## EXERCISE DETAILS
With the pictures left out, copy the listing below exactly.

-------

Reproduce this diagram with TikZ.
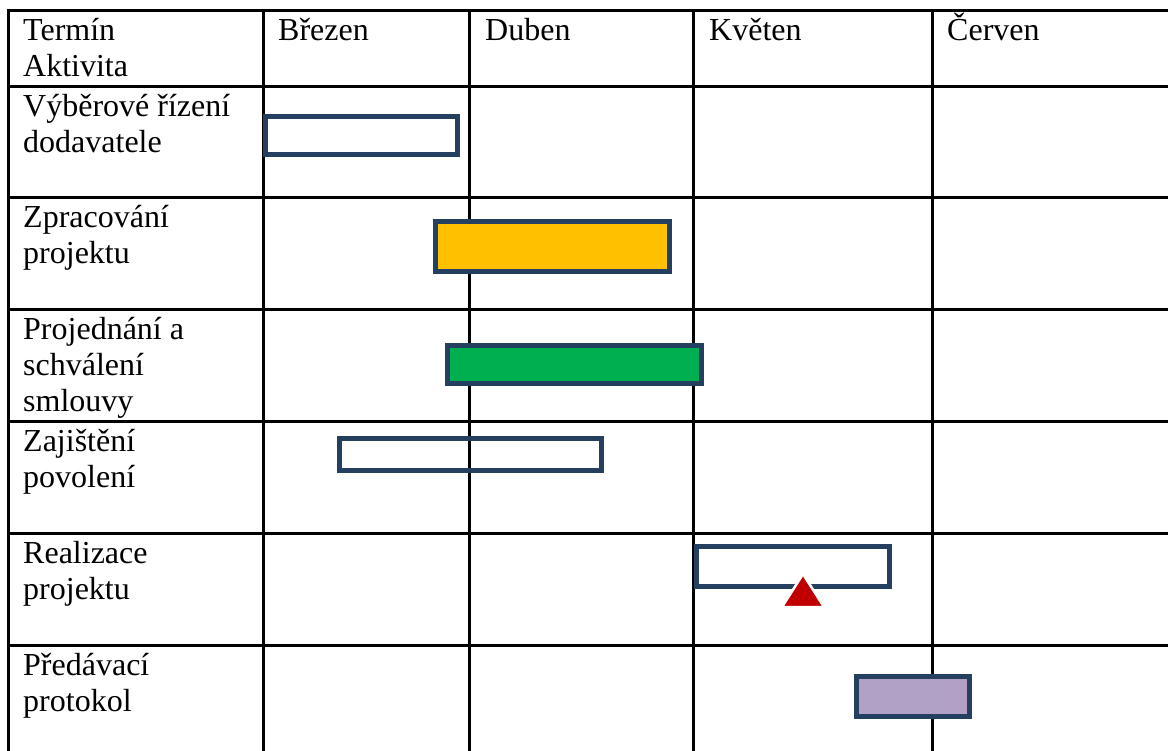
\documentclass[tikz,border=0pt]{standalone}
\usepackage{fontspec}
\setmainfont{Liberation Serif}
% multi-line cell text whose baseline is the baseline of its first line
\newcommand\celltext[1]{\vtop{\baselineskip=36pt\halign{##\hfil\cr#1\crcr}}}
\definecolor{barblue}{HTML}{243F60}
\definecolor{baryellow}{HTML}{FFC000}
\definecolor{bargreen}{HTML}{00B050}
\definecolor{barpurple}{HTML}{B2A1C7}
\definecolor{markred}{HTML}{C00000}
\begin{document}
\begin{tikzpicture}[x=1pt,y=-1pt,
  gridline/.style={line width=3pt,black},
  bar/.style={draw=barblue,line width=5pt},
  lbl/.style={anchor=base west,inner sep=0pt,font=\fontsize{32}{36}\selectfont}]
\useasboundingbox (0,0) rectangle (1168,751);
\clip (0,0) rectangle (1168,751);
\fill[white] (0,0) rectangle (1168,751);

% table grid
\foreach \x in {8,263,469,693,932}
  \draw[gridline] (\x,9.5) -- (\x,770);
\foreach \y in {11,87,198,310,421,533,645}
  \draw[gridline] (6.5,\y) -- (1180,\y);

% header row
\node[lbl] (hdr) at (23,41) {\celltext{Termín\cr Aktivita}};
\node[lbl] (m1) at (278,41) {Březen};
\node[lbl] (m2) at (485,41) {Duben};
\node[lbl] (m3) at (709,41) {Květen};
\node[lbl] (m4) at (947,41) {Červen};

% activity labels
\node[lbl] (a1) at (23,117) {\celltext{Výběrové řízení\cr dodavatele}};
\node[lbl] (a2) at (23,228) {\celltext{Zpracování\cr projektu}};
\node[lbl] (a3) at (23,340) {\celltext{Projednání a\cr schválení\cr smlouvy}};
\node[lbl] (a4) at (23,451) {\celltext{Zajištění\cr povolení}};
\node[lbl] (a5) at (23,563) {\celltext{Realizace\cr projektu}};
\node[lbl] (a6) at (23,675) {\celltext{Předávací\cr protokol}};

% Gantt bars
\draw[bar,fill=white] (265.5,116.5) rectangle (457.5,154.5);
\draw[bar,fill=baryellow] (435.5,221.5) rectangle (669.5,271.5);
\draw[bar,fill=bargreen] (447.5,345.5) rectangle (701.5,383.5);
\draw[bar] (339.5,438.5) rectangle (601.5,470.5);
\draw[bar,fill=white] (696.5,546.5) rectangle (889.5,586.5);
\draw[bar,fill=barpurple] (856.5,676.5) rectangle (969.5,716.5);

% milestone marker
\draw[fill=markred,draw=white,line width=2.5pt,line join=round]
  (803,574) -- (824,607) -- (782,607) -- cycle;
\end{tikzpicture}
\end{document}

-------

## RESPONSE BELOW
Reproduce this diagram with TikZ.
\documentclass[tikz,border=0pt]{standalone}
\usepackage{fontspec}
\setmainfont{Liberation Serif}
% multi-line cell text whose baseline is the baseline of its first line
\newcommand\celltext[1]{\vtop{\baselineskip=36pt\halign{##\hfil\cr#1\crcr}}}
\definecolor{barblue}{HTML}{243F60}
\definecolor{baryellow}{HTML}{FFC000}
\definecolor{bargreen}{HTML}{00B050}
\definecolor{barpurple}{HTML}{B2A1C7}
\definecolor{markred}{HTML}{C00000}
\begin{document}
\begin{tikzpicture}[x=1pt,y=-1pt,
  gridline/.style={line width=3pt,black},
  bar/.style={draw=barblue,line width=5pt},
  lbl/.style={anchor=base west,inner sep=0pt,font=\fontsize{32}{36}\selectfont}]
\useasboundingbox (0,0) rectangle (1168,751);
\clip (0,0) rectangle (1168,751);
\fill[white] (0,0) rectangle (1168,751);

% table grid
\foreach \x in {8,263,469,693,932}
  \draw[gridline] (\x,9.5) -- (\x,770);
\foreach \y in {11,87,198,310,421,533,645}
  \draw[gridline] (6.5,\y) -- (1180,\y);

% header row
\node[lbl] (hdr) at (23,41) {\celltext{Termín\cr Aktivita}};
\node[lbl] (m1) at (278,41) {Březen};
\node[lbl] (m2) at (485,41) {Duben};
\node[lbl] (m3) at (709,41) {Květen};
\node[lbl] (m4) at (947,41) {Červen};

% activity labels
\node[lbl] (a1) at (23,117) {\celltext{Výběrové řízení\cr dodavatele}};
\node[lbl] (a2) at (23,228) {\celltext{Zpracování\cr projektu}};
\node[lbl] (a3) at (23,340) {\celltext{Projednání a\cr schválení\cr smlouvy}};
\node[lbl] (a4) at (23,451) {\celltext{Zajištění\cr povolení}};
\node[lbl] (a5) at (23,563) {\celltext{Realizace\cr projektu}};
\node[lbl] (a6) at (23,675) {\celltext{Předávací\cr protokol}};

% Gantt bars
\draw[bar,fill=white] (265.5,116.5) rectangle (457.5,154.5);
\draw[bar,fill=baryellow] (435.5,221.5) rectangle (669.5,271.5);
\draw[bar,fill=bargreen] (447.5,345.5) rectangle (701.5,383.5);
\draw[bar] (339.5,438.5) rectangle (601.5,470.5);
\draw[bar,fill=white] (696.5,546.5) rectangle (889.5,586.5);
\draw[bar,fill=barpurple] (856.5,676.5) rectangle (969.5,716.5);

% milestone marker
\draw[fill=markred,draw=white,line width=2.5pt,line join=round]
  (803,574) -- (824,607) -- (782,607) -- cycle;
\end{tikzpicture}
\end{document}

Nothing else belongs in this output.